▶ **GOAL OF THE EXERCISE**
The entries below are to be transcribed in full, without their images.

▶ **ENTRIES**
━━━

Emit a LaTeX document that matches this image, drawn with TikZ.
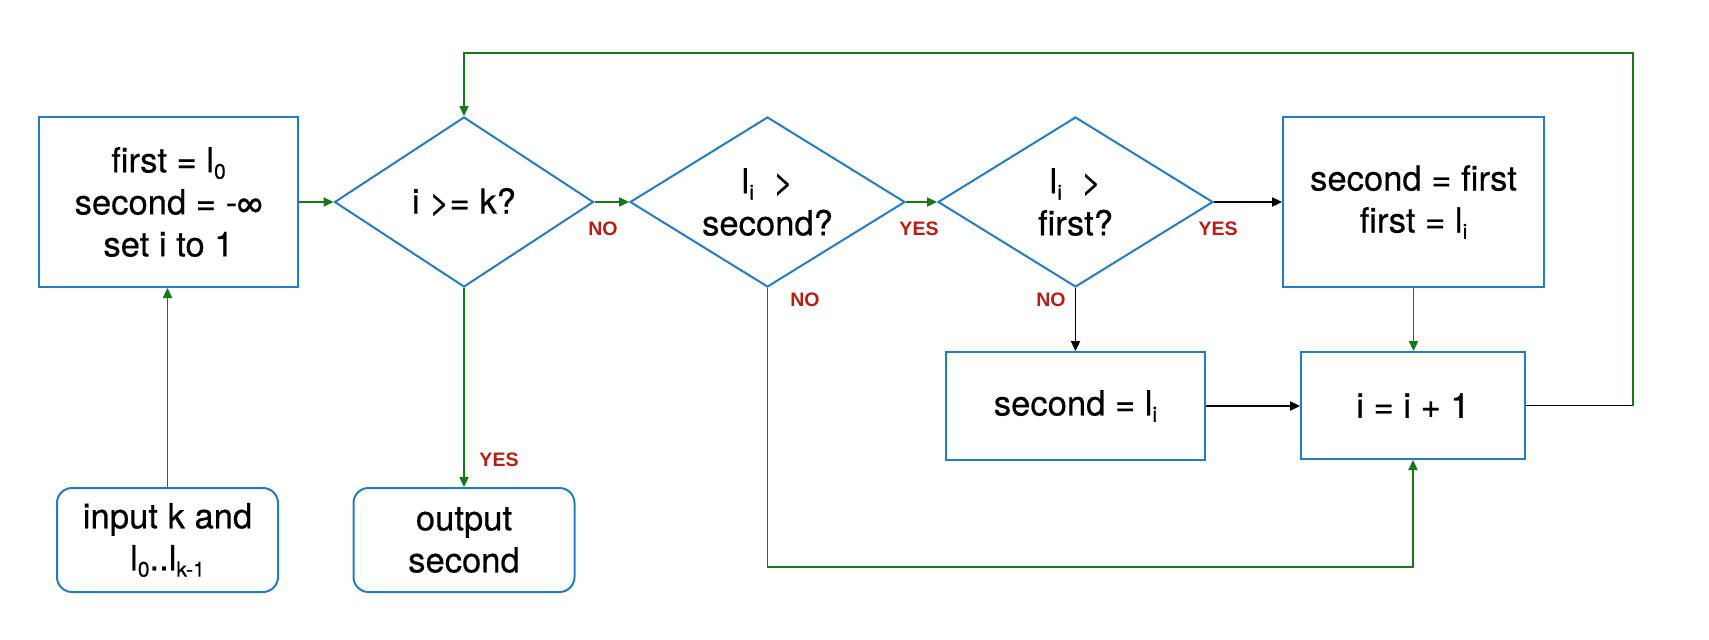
\documentclass[tikz,border=0pt]{standalone}
\usepackage{fontspec}
\setmainfont{Liberation Sans}
\newfontfamily\diagfont{TeX Gyre Heros}[FakeBold=0.45]
\usetikzlibrary{shapes.geometric,arrows.meta}
\definecolor{boxblue}{RGB}{36,125,194}
\definecolor{flowgreen}{RGB}{22,120,22}
\definecolor{labred}{RGB}{185,28,18}
\newcommand{\sbs}[1]{\raisebox{-0.35ex}{\fontsize{10.5}{10.5}\selectfont #1}}
\begin{document}
\begin{tikzpicture}[x=0.5pt,y=-0.5pt,
  font=\diagfont\fontsize{17.3}{21}\selectfont,
  procbox/.style={draw=boxblue,line width=1pt,rectangle,align=center,inner sep=0pt},
  termbox/.style={procbox,rounded corners=7.5pt},
  decision/.style={draw=boxblue,line width=1pt,diamond,shape aspect=1.62,inner sep=0pt,align=center},
  gline/.style={draw=flowgreen,line width=0.8pt},
  bline/.style={draw=black,line width=0.8pt},
  tip/.style={-{Triangle[length=5pt,width=4.6pt]}},
  lab/.style={text=labred,font=\rmfamily\bfseries\fontsize{9.75}{10}\selectfont,inner sep=0pt}]
\useasboundingbox (0,0) rectangle (1709,639);

\node[procbox,minimum width=129.5pt,minimum height=85pt] (init) at (168.5,202) {first = l\sbs{0}\\second = -∞\\set i to 1};
\node[decision,minimum width=129.5pt,minimum height=85pt] (d1) at (464,202) {i >= k?};
\node[decision,minimum width=137.5pt,minimum height=85pt] (d2) at (767.5,202) {l\sbs{i}\ \ >\\second?};
\node[decision,minimum width=137.5pt,minimum height=85pt] (d3) at (1075.5,202) {l\sbs{i}\ \ >\\first?};
\node[procbox,minimum width=130.5pt,minimum height=85pt] (b2) at (1413.5,202) {second = first\\first = l\sbs{i}};
\node[procbox,minimum width=129.5pt,minimum height=54pt] (b3) at (1075.5,406) {second = l\sbs{i}};
\node[procbox,minimum width=112pt,minimum height=53.5pt] (b4) at (1413,405.5) {i = i + 1};
\node[termbox,minimum width=110.5pt,minimum height=52pt] (in) at (167.5,540) {input k and\\l\sbs{0}..l\sbs{k-1}};
\node[termbox,minimum width=110.5pt,minimum height=52pt] (out) at (464,540) {output\\second};

\coordinate (bl) at (1413,567);
\coordinate (rt) at (1633,406);
\coordinate (tp) at (1633,53);

\draw[gline,tip] (in.north) -- (in.north |- init.south);
\draw[gline,tip] (init.east) -- (d1.west);
\draw[gline,tip] (d1.south) -- (out.north);
\draw[gline,tip] (d1.east) -- (d2.west);
\draw[gline,tip] (d2.east) -- (d3.west);
\draw[bline,tip] (d3.east) -- (b2.west);
\draw[bline,tip] (d3.south) -- (b3.north);
\draw[gline,tip] (d2.south) |- (bl) -- (b4.south);
\draw[gline,tip] (b2.south) -- (b2.south |- b4.north);
\draw[bline,tip] (b3.east) -- (b3.east -| b4.west);
\draw[bline] (b4.east) -- (b4.east -| rt);
\draw[gline,tip] (rt) -- (tp) -| (d1.north);

\node[lab] (yesA) at (499,460) {YES};
\node[lab] (noA) at (603,229) {NO};
\node[lab] (yesB) at (919,229) {YES};
\node[lab] (yesC) at (1218,229) {YES};
\node[lab] (noB) at (1051,300) {NO};
\node[lab] (noC) at (805,300) {NO};
\end{tikzpicture}
\end{document}
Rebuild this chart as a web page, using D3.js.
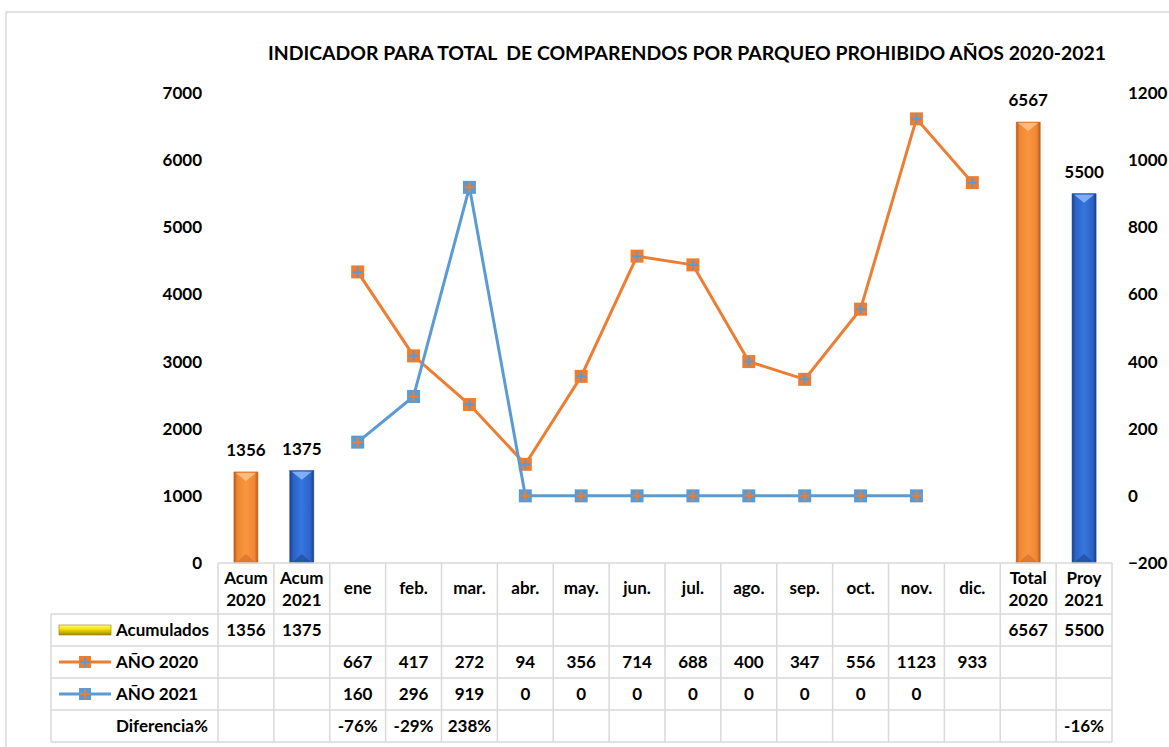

━━━

▶ **TASK RESPONSE**
Emit a LaTeX document that matches this image, drawn with TikZ.
\documentclass[tikz,border=0pt]{standalone}
\usepackage{fontspec}
\setmainfont{Liberation Sans}
\newfontfamily\diagfont{TeX Gyre Heros}[FakeBold=0.45]
\usetikzlibrary{shapes.geometric,arrows.meta}
\definecolor{boxblue}{RGB}{36,125,194}
\definecolor{flowgreen}{RGB}{22,120,22}
\definecolor{labred}{RGB}{185,28,18}
\newcommand{\sbs}[1]{\raisebox{-0.35ex}{\fontsize{10.5}{10.5}\selectfont #1}}
\begin{document}
\begin{tikzpicture}[x=0.5pt,y=-0.5pt,
  font=\diagfont\fontsize{17.3}{21}\selectfont,
  procbox/.style={draw=boxblue,line width=1pt,rectangle,align=center,inner sep=0pt},
  termbox/.style={procbox,rounded corners=7.5pt},
  decision/.style={draw=boxblue,line width=1pt,diamond,shape aspect=1.62,inner sep=0pt,align=center},
  gline/.style={draw=flowgreen,line width=0.8pt},
  bline/.style={draw=black,line width=0.8pt},
  tip/.style={-{Triangle[length=5pt,width=4.6pt]}},
  lab/.style={text=labred,font=\rmfamily\bfseries\fontsize{9.75}{10}\selectfont,inner sep=0pt}]
\useasboundingbox (0,0) rectangle (1709,639);

\node[procbox,minimum width=129.5pt,minimum height=85pt] (init) at (168.5,202) {first = l\sbs{0}\\second = -∞\\set i to 1};
\node[decision,minimum width=129.5pt,minimum height=85pt] (d1) at (464,202) {i >= k?};
\node[decision,minimum width=137.5pt,minimum height=85pt] (d2) at (767.5,202) {l\sbs{i}\ \ >\\second?};
\node[decision,minimum width=137.5pt,minimum height=85pt] (d3) at (1075.5,202) {l\sbs{i}\ \ >\\first?};
\node[procbox,minimum width=130.5pt,minimum height=85pt] (b2) at (1413.5,202) {second = first\\first = l\sbs{i}};
\node[procbox,minimum width=129.5pt,minimum height=54pt] (b3) at (1075.5,406) {second = l\sbs{i}};
\node[procbox,minimum width=112pt,minimum height=53.5pt] (b4) at (1413,405.5) {i = i + 1};
\node[termbox,minimum width=110.5pt,minimum height=52pt] (in) at (167.5,540) {input k and\\l\sbs{0}..l\sbs{k-1}};
\node[termbox,minimum width=110.5pt,minimum height=52pt] (out) at (464,540) {output\\second};

\coordinate (bl) at (1413,567);
\coordinate (rt) at (1633,406);
\coordinate (tp) at (1633,53);

\draw[gline,tip] (in.north) -- (in.north |- init.south);
\draw[gline,tip] (init.east) -- (d1.west);
\draw[gline,tip] (d1.south) -- (out.north);
\draw[gline,tip] (d1.east) -- (d2.west);
\draw[gline,tip] (d2.east) -- (d3.west);
\draw[bline,tip] (d3.east) -- (b2.west);
\draw[bline,tip] (d3.south) -- (b3.north);
\draw[gline,tip] (d2.south) |- (bl) -- (b4.south);
\draw[gline,tip] (b2.south) -- (b2.south |- b4.north);
\draw[bline,tip] (b3.east) -- (b3.east -| b4.west);
\draw[bline] (b4.east) -- (b4.east -| rt);
\draw[gline,tip] (rt) -- (tp) -| (d1.north);

\node[lab] (yesA) at (499,460) {YES};
\node[lab] (noA) at (603,229) {NO};
\node[lab] (yesB) at (919,229) {YES};
\node[lab] (yesC) at (1218,229) {YES};
\node[lab] (noB) at (1051,300) {NO};
\node[lab] (noC) at (805,300) {NO};
\end{tikzpicture}
\end{document}
Rebuild this chart as a web page, using D3.js.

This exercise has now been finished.